Large companies and organizations are typically the institutions that use a mix of debt and equity financing types. Debt can be both bank loans and bonds issued by the firm, though other debt types may be included here. Equity is usually stock offerings made to financial institutions; some equity investments made directly by an equity firm may also go here. Like all borrowed money or stock issued, companies must pay some form of interest or financial returns on these funds. Each type of money used from an external source has an attached interest rate, which is essentially the cost to use someone else’s money, again linking capital structure and performance.


Corporate finance departments tend to heavily evaluate each type of project or other investment that requires outside funds.
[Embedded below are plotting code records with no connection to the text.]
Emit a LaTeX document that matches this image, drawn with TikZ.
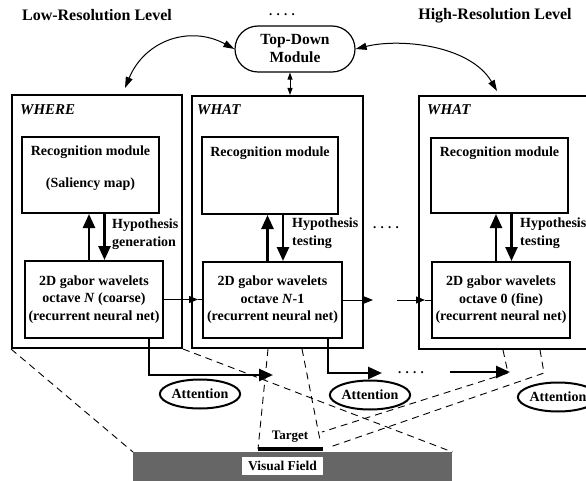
\documentclass[tikz,border=0pt]{standalone}
\usepackage{fontspec}
\setmainfont{Liberation Serif}
\usetikzlibrary{arrows.meta,shapes.geometric}
\definecolor{vfgray}{gray}{0.40}
\begin{document}
\begin{tikzpicture}[x=1pt,y=-1pt,
  box/.style={draw, line width=2pt, inner sep=0pt},
  txt/.style={font=\fontsize{14}{17.5}\selectfont\bfseries, align=center, inner sep=0pt},
  head/.style={font=\fontsize{16}{19}\selectfont\bfseries, inner sep=0pt},
  tag/.style={font=\fontsize{15}{18}\selectfont\bfseries\itshape, anchor=west, inner sep=0pt},
  hyp/.style={font=\fontsize{14}{18}\selectfont\bfseries, align=left, anchor=west, inner sep=0pt},
  bigarrow/.style={line width=2.5pt, -{Triangle[length=14pt,width=12pt]}},
  thinarrow/.style={line width=0.9pt, -{Triangle[length=9pt,width=7pt]}},
  curvearrow/.style={line width=1pt, {Triangle[length=11pt,width=7pt]}-{Triangle[length=11pt,width=7pt]}},
  att/.style={draw, ellipse, fill=white, line width=2pt, minimum width=77pt, minimum height=29pt, inner sep=0pt, font=\fontsize{14}{17}\selectfont\bfseries},
  fov/.style={dash pattern=on 7pt off 5pt, line width=0.9pt},
  dots/.style={font=\fontsize{13}{16}\selectfont\bfseries, inner sep=0pt},
]
\useasboundingbox (0,0) rectangle (586,481);
\clip (0,0) rectangle (586,481);

% level headings
\node[head] (lowres) at (97,15) {Low-Resolution Level};
\node[head] (highres) at (495,16) {High-Resolution Level};
\node[dots] (topdots) at (282,15) {. . . .};

% top-down module
\node[draw, line width=1.2pt, rounded corners=23pt, minimum width=120pt, minimum height=46pt,
      align=center, inner sep=0pt, font=\fontsize{15.5}{18}\selectfont\bfseries] (td) at (295,49) {Top-Down\\Module};

% outer columns
\node[box, minimum width=170pt, minimum height=253pt] (where) at (97,221.5) {};
\node[box, minimum width=171pt, minimum height=252pt] (what1) at (277.5,222) {};
\node[box, minimum width=181pt, minimum height=253pt] (what2) at (509.5,222.5) {};
\node[tag] (wheretag) at (20,110) {WHERE};
\node[tag] (what1tag) at (197,110) {WHAT};
\node[tag] (what2tag) at (427,110) {WHAT};

% recognition modules
\node[box, minimum width=137pt, minimum height=76pt] (rec0) at (90.5,175) {};
\node[txt] (rec0t) at (90.5,152) {Recognition module};
\node[txt] (rec0s) at (90.5,184) {(Saliency map)};
\node[box, minimum width=136pt, minimum height=77pt] (rec1) at (270,175.5) {};
\node[txt] (rec1t) at (270,153) {Recognition module};
\node[box, minimum width=137pt, minimum height=75pt] (rec2) at (499.5,175.5) {};
\node[txt] (rec2t) at (499.5,153) {Recognition module};

% gabor wavelet layers
\node[box, txt, minimum width=138pt, minimum height=77pt] (gab0) at (94,299.5)
  {2D gabor wavelets\\octave \textit{N} (coarse)\\(recurrent neural net)};
\node[box, txt, minimum width=139pt, minimum height=76pt] (gab1) at (272.5,300)
  {2D gabor wavelets\\octave \textit{N}-1\\(recurrent neural net)};
\node[box, txt, minimum width=138pt, minimum height=76pt] (gab2) at (501,300)
  {2D gabor wavelets\\octave 0 (fine)\\(recurrent neural net)};

% hypothesis arrows
\foreach \g/\r in {gab0/rec0, gab1/rec1, gab2/rec2}{
  \draw[bigarrow] ([xshift=-5pt]\g.north) -- ([xshift=-5pt]\g.north |- \r.south);
  \draw[bigarrow] ([xshift=10.5pt]\g.north |- \r.south) -- ([xshift=10.5pt]\g.north);
}
\node[hyp] (hyp0) at (112,234) {Hypothesis\\generation};
\node[hyp] (hyp1) at (292,233) {Hypothesis\\testing};
\node[hyp] (hyp2) at (520,233) {Hypothesis\\testing};
\node[dots] (middots) at (386,228) {. . . .};

% top-down links
\draw[line width=0.9pt, {Triangle[length=7pt,width=5pt]}-{Triangle[length=7pt,width=5pt]}]
  ([xshift=-5pt]td.south) -- ([xshift=-5pt]td.south |- what1.north);
\coordinate (whereTop) at (125,88);
\coordinate (what2Top) at (497,91);
\draw[curvearrow] (td.west) .. controls (190,25) and (145,40) .. (whereTop);
\draw[curvearrow] (td.east) .. controls (400,38) and (470,45) .. (what2Top);

% octave-to-octave links
\coordinate (h1) at (198,299.5);
\draw[thinarrow] (gab0.east) -- (h1);
\draw[line width=0.9pt] (h1) -- (h1 -| gab1.west);
\coordinate (h2) at (373,300);
\draw[thinarrow] (gab1.east) -- (h2);
\coordinate (h3) at (397,300);
\coordinate (h4) at (425,300);
\draw[thinarrow] (h3) -- (h4);
\draw[line width=0.9pt] (h4) -- (gab2.west);

% visual field and target
\node[fill=vfgray, minimum width=319pt, minimum height=40pt, anchor=north west, inner sep=0pt] (vf) at (133,452) {};
\node[fill=white, minimum width=81pt, minimum height=18pt, inner sep=0pt,
      font=\fontsize{13.5}{16}\selectfont\bfseries] (vflabel) at (282.5,466) {Visual Field};
\coordinate (tgtl) at (258,449);
\coordinate (tgtr) at (323,449);
\draw[line width=4pt] (tgtl) -- (tgtr);
\node[font=\fontsize{13}{15}\selectfont\bfseries, inner sep=0pt] (tgt) at (290,437) {Target};

% fields of view
\coordinate (k1) at (320,440);
\coordinate (k2) at (508,373);
\coordinate (k3) at (322,432);
\coordinate (k4) at (544,373);
\coordinate (k5) at (330,447);
\draw[fov] (where.south west) -- (vf.north west);
\draw[fov] (where.south east) -- (vf.north east);
\draw[fov] ([xshift=-9.5pt]what1.south) -- (tgtl);
\draw[fov] ([xshift=24.5pt]what1.south) -- (k1);
\draw[fov] ([xshift=-6.5pt]what2.south) -- (k2) -- (k3);
\draw[fov] ([xshift=30.5pt]what2.south) -- (k4) -- (k5);

% attention paths
\coordinate (a0) at (273,375);
\coordinate (a1) at (382,373);
\coordinate (a2s) at (450,372);
\coordinate (a2) at (510,372);
\draw[bigarrow] ([xshift=-15pt]gab0.south east) |- (a0);
\draw[bigarrow] ([xshift=-15pt]gab1.south east) |- (a1);
\draw[bigarrow] (a2s) -- (a2);
\node[dots] (botdots) at (411,373) {. . . .};
\node[att] (att0) at (200,394) {Attention};
\node[att] (att1) at (370,395) {Attention};
\node[att] (att2) at (558,397) {Attention};
\end{tikzpicture}
\end{document}
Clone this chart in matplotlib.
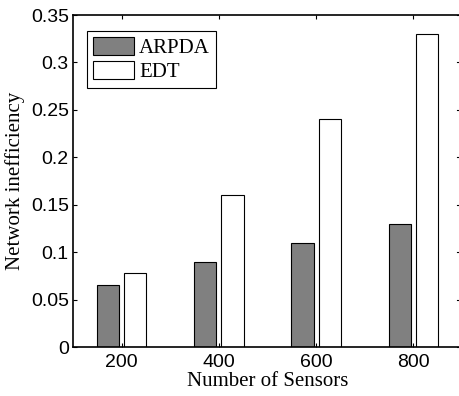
import matplotlib
matplotlib.use("Agg")
import matplotlib.pyplot as plt
import numpy as np

categories = ["200", "400", "600", "800"]
arpda = [0.065, 0.09, 0.11, 0.13]
edt = [0.078, 0.16, 0.24, 0.33]
yticks = [0, 0.05, 0.1, 0.15, 0.2, 0.25, 0.3, 0.35]
ytick_labels = ["0", "0.05", "0.1", "0.15", "0.2", "0.25", "0.3", "0.35"]

fig = plt.figure(figsize=(4.6, 3.96), dpi=100)
ax = fig.add_axes([73/460, 49/396, 389/460, 332/396])

x = np.arange(1, len(categories) + 1)
w = 0.23
off = 0.14
ax.bar(x - off, arpda, w, color="#808080", edgecolor="black", linewidth=0.8, label="ARPDA")
ax.bar(x + off, edt, w, color="white", edgecolor="black", linewidth=0.8, label="EDT")

ax.set_xlim(0.5, 4.5)
ax.set_ylim(0, 0.35)
ax.set_xticks(x)
ax.set_xticklabels(categories, fontfamily="Liberation Sans", fontsize=14)
ax.set_yticks(yticks)
ax.set_yticklabels(ytick_labels, fontfamily="Liberation Sans", fontsize=14)
ax.tick_params(direction="in", length=3, width=0.8, top=True, right=False, pad=3)
ax.tick_params(axis="x", pad=5)
for s in ax.spines.values():
    s.set_linewidth(1.2)
ax.spines["right"].set_visible(False)
# right-side inward ticks drawn as short segments in axes coordinates
for yt in yticks:
    ax.plot([1 - 5/389, 1 - 1/389], [yt, yt], color="black", linewidth=0.8,
            transform=ax.get_yaxis_transform(), clip_on=False)

ax.set_xlabel("Number of Sensors", fontfamily="Liberation Serif", fontsize=15, labelpad=1)
ax.set_ylabel("Network inefficiency", fontfamily="Liberation Serif", fontsize=15, labelpad=4)

leg = ax.legend(loc="upper left", bbox_to_anchor=(14/389, 1 - 16/332), borderaxespad=0,
                prop={"family": "Liberation Serif", "size": 15}, fancybox=False,
                edgecolor="black", framealpha=1, handlelength=1.95, handleheight=0.95,
                handletextpad=0.25, borderpad=0.3, labelspacing=0.12)
leg.get_frame().set_linewidth(0.8)

fig.savefig("out.png", dpi=100)
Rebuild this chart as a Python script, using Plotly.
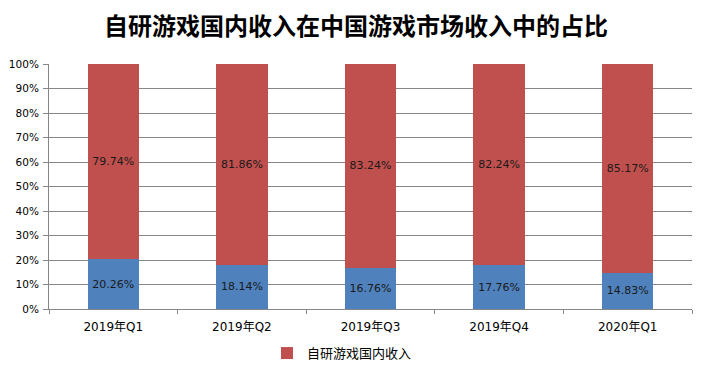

Financial formulas can help a company decide which type of outside funds to use based on interest rates and the length of the repayment terms for these funds. Capital structure and performance is important because small changes in the structure can result in major shifts relating to the outcomes of each project. In some cases, a single project may actually require an individual mix of bonds, debt, or equity funds in order to pay for it. Companies must ensure that each of these items added to the current capital structure does not create financial hardship on the business.

Failing to recognize the relationship of capital structure and performance on internal finances and a company’s financial statements can be devastating. First, a company can experience low cash flows for an extended time period, making it difficult to pay bills. Second, a heavy debt load on a company’s balance sheet can result in less interest from future investors or lenders. Third, more pressure is on the company to perform well, which can create undue pressure on those within a business to fudge numbers or engage in fraudulent activities. Finally, companies may be subject to more external reviews from outside regulators.